On Friday Dame Victoria Sharp, president of the Queen’s bench division, and Mr Justice Swift in effect rebuked the legal regulators, redefining the narrow disciplinary line dividing professional performance from private behaviour.

“There can be no hard and fast rule [that SRA edicts can] never be directed to the regulated person’s private life, or that any/every aspect of [a solicitor’s] private life is liable to scrutiny,” the judges said.

Such rules, they added, should only apply when part of a person’s private life “realistically touches” on their practice of the profession or the standing of the profession.

“Any such conduct must be … demonstrably relevant [and] engage one or other of the standards of behaviour which are set out in or necessarily implicit from the [SRA] handbook,” the judges noted. “In this way, the required fair balance is properly struck between the right to respect … private life and the public interest in the regulation of the solicitor’s profession.

“Regulators will do well to recognise that it is all too easy to be dogmatic without knowing it; popular outcry is not proof that a particular set of events gives rise to any matter falling within a regulator’s remit.”

The two judges also overturned the original order for Beckwith to pay the SRA £200,000 towards its costs, describing the amount claimed by the regulator as “alarming”.

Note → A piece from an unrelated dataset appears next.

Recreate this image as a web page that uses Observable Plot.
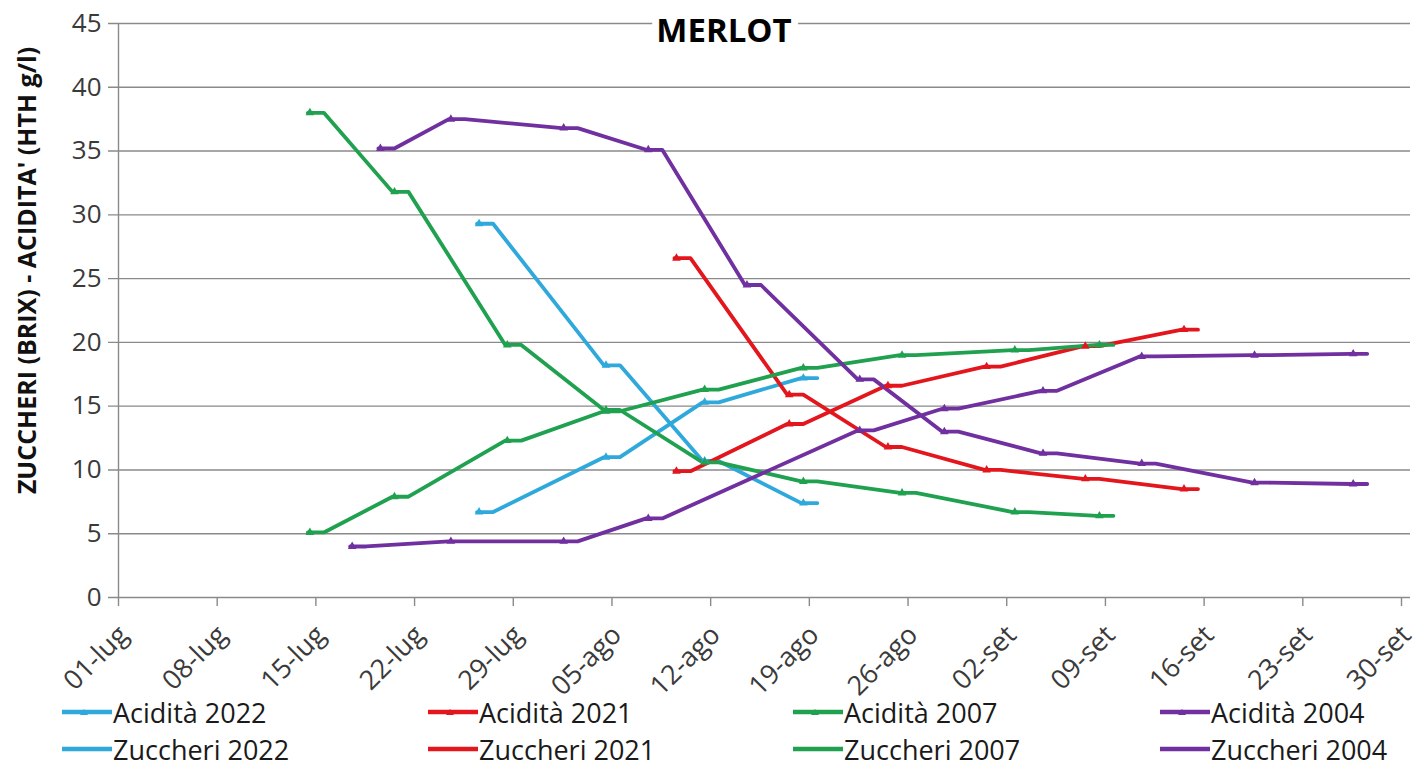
<!DOCTYPE html>
<html>
<head>
<meta charset="utf-8">
<script src="https://cdn.jsdelivr.net/npm/d3@7"></script>
<script src="https://cdn.jsdelivr.net/npm/@observablehq/plot@0.6"></script>
<style>
  body { margin: 0; background: #fff; font-family: "Open Sans", sans-serif; }
  #wrap { position: relative; width: 1418px; height: 765px; }
  #legend { position: relative; width: 1418px; height: 65px; }
  .item { position: absolute; display: flex; align-items: center; font-size: 27px; color: #1a1a1a; line-height: 1; white-space: nowrap; }
  .item svg { display: block; margin-right: 1px; }
</style>
</head>
<body>
<div id="wrap"><div id="chart"></div><div id="legend"></div></div>
<script>
// ---- data ----
const title = "MERLOT";
const yLabel = "ZUCCHERI (BRIX) - ACIDITA' (HTH g/l)";
const yTicks = [0, 5, 10, 15, 20, 25, 30, 35, 40, 45];
const xTickDates = ["07-01","07-08","07-15","07-22","07-29","08-05","08-12","08-19","08-26","09-02","09-09","09-16","09-23","09-30"];
const xTickLabels = ["01-lug","08-lug","15-lug","22-lug","29-lug","05-ago","12-ago","19-ago","26-ago","02-set","09-set","16-set","23-set","30-set"];
const years = ["2022", "2021", "2007", "2004"];
const yearColors = ["#2fa9dc", "#e3161d", "#20a150", "#7030a0"];

const acid2022Dates = ["07-27","08-05","08-12","08-19"];
const acid2022Values = [29.3, 18.2, 10.7, 7.4];
const sugar2022Dates = ["07-27","08-05","08-12","08-19"];
const sugar2022Values = [6.7, 11.0, 15.3, 17.2];

const acid2021Dates = ["08-10","08-18","08-25","09-01","09-08","09-15"];
const acid2021Values = [26.6, 15.9, 11.8, 10.0, 9.3, 8.5];
const sugar2021Dates = ["08-10","08-18","08-25","09-01","09-08","09-15"];
const sugar2021Values = [9.9, 13.6, 16.6, 18.1, 19.7, 21.0];

const acid2007Dates = ["07-15","07-21","07-29","08-05","08-12","08-19","08-26","09-03","09-09"];
const acid2007Values = [38.0, 31.8, 19.8, 14.7, 10.6, 9.1, 8.2, 6.7, 6.4];
const sugar2007Dates = ["07-15","07-21","07-29","08-05","08-12","08-19","08-26","09-03","09-09"];
const sugar2007Values = [5.1, 7.9, 12.3, 14.6, 16.3, 18.0, 19.0, 19.4, 19.8];

const acid2004Dates = ["07-20","07-25","08-02","08-08","08-15","08-23","08-29","09-05","09-12","09-20","09-27"];
const acid2004Values = [35.2, 37.5, 36.8, 35.1, 24.5, 17.1, 13.0, 11.3, 10.5, 9.0, 8.9];
const sugar2004Dates = ["07-18","07-25","08-02","08-08","08-23","08-29","09-05","09-12","09-20","09-27"];
const sugar2004Values = [4.0, 4.4, 4.4, 6.2, 13.1, 14.8, 16.2, 18.9, 19.0, 19.1];

// ---- build table ----
const parse = (s) => { const [m, d] = s.split("-").map(Number); return new Date(Date.UTC(2022, m - 1, d)); };
const seriesDefs = [
  {name: "Acidità 2022", kind: "acid", year: "2022", dates: acid2022Dates, values: acid2022Values},
  {name: "Zuccheri 2022", kind: "sugar", year: "2022", dates: sugar2022Dates, values: sugar2022Values},
  {name: "Acidità 2021", kind: "acid", year: "2021", dates: acid2021Dates, values: acid2021Values},
  {name: "Zuccheri 2021", kind: "sugar", year: "2021", dates: sugar2021Dates, values: sugar2021Values},
  {name: "Acidità 2007", kind: "acid", year: "2007", dates: acid2007Dates, values: acid2007Values},
  {name: "Zuccheri 2007", kind: "sugar", year: "2007", dates: sugar2007Dates, values: sugar2007Values},
  {name: "Acidità 2004", kind: "acid", year: "2004", dates: acid2004Dates, values: acid2004Values},
  {name: "Zuccheri 2004", kind: "sugar", year: "2004", dates: sugar2004Dates, values: sugar2004Values}
];
const rows = seriesDefs.flatMap(s => s.dates.map((d, i) => ({series: s.name, kind: s.kind, year: s.year, date: parse(d), value: s.values[i]})));
const tickDateObjs = xTickDates.map(parse);
const labelMap = new Map(tickDateObjs.map((d, i) => [+d, xTickLabels[i]]));

// Excel-style "dash" marker drawn into the line: short horizontal segment at each point
function dashCurve(context) {
  let first = true;
  const h = 8;
  return {
    areaStart() {}, areaEnd() {},
    lineStart() { first = true; },
    lineEnd() {},
    point(x, y) {
      x = +x; y = +y;
      if (first) { context.moveTo(x - h, y); first = false; }
      else context.lineTo(x - h, y);
      context.lineTo(x + h, y);
    }
  };
}

const chart = Plot.plot({
  width: 1418,
  height: 700,
  marginTop: 23,
  marginLeft: 118,
  marginRight: 17,
  marginBottom: 103,
  style: {fontFamily: "'Open Sans', sans-serif", background: "white", color: "#3a3a3a", overflow: "visible"},
  x: {type: "utc", domain: [tickDateObjs[0], tickDateObjs[tickDateObjs.length - 1]]},
  y: {domain: [0, 45]},
  color: {domain: years, range: yearColors},
  marks: [
    Plot.ruleY(yTicks, {stroke: "#8a8a8a", strokeWidth: 1.4, insetLeft: -10, insetRight: -9}),
    Plot.ruleX([tickDateObjs[0]], {y1: 0, y2: 45, stroke: "#8a8a8a", strokeWidth: 1.4}),
    Plot.axisY({ticks: yTicks, tickSize: 0, tickPadding: 17, fontSize: 26, label: null}),
    // tick marks only
    Plot.axisX({ticks: tickDateObjs, tickFormat: () => "", tickSize: 9, stroke: "#8a8a8a", strokeWidth: 1.4, label: null}),
    // rotated tick labels
    Plot.axisX({ticks: tickDateObjs, tickFormat: d => labelMap.get(+d), tickRotate: -45, tickSize: 0, tickPadding: 2, fontSize: 27, label: null, dx: 5, dy: 31}),
    Plot.text([yLabel], {frameAnchor: "left", textAnchor: "middle", rotate: -90, dx: -91, dy: -40, fontSize: 25, fontWeight: "bold", fill: "#111"}),
    Plot.line(rows, {x: "date", y: "value", z: "series", stroke: "year", strokeWidth: 3.8, curve: dashCurve, strokeLinejoin: "round"}),
    Plot.dot(rows, {x: "date", y: "value", fill: "year", symbol: "triangle", r: 3.2, dx: -6}),
    Plot.text([title], {frameAnchor: "top", lineAnchor: "middle", dx: -36, dy: 8, fontSize: 33, fontWeight: "bold", fill: "#000", stroke: "white", strokeWidth: 14, paintOrder: "stroke"})
  ]
});
document.getElementById("chart").appendChild(chart);

// ---- legend (below the SVG) ----
const legend = document.getElementById("legend");
const colLeft = [62, 428, 793, 1160];
seriesDefs.forEach((s, i) => {
  const col = Math.floor(i / 2), row = i % 2;
  const color = yearColors[years.indexOf(s.year)];
  const div = document.createElement("div");
  div.className = "item";
  div.style.left = colLeft[col] + "px";
  div.style.top = (row === 0 ? -2 : 35) + "px";
  div.style.height = "28px";
  const marker = s.kind === "acid" ? `<path d="M22,3 L26,9 L18,9 Z" fill="${color}"/>` : "";
  div.innerHTML = `<svg width="50" height="12" viewBox="0 0 50 12"><line x1="0" y1="6" x2="50" y2="6" stroke="${color}" stroke-width="4.5"/>${marker}</svg><span>${s.name}</span>`;
  legend.appendChild(div);
});
</script>
</body>
</html>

The incident itself took place in July 2016. The woman, an associate solicitor, was in the process of leaving the law firm and had been out drinking with friends one evening. Beckwith, who was married, joined them. Shortly after midnight he left in a taxi with the woman, who was in his legal team within the firm.

The Solicitors Disciplinary Tribunal found that “both exited the taxi when it arrived at [her] home”. Beckwith told her he needed to use the toilet. She let him in. There was a “sexual encounter” between them in her bedroom. He left in the early hours of the morning.

The tribunal found that Beckwith was in a position of seniority and authority over the woman. It also concluded he knew she was “heavily intoxicated and that her judgment and decision-making ability was impaired”.

He was not found to have abused his position of authority, but instead by engaging in sexual activity he had acted “inappropriately”. That conduct was said to have breached his “obligation to act with integrity” and “to behave in a way that maintains the trust the public places in solicitors and in the provision of legal services”.

A spokesperson for the SRA said: “We will look at the high court’s judgment carefully before considering any next steps.”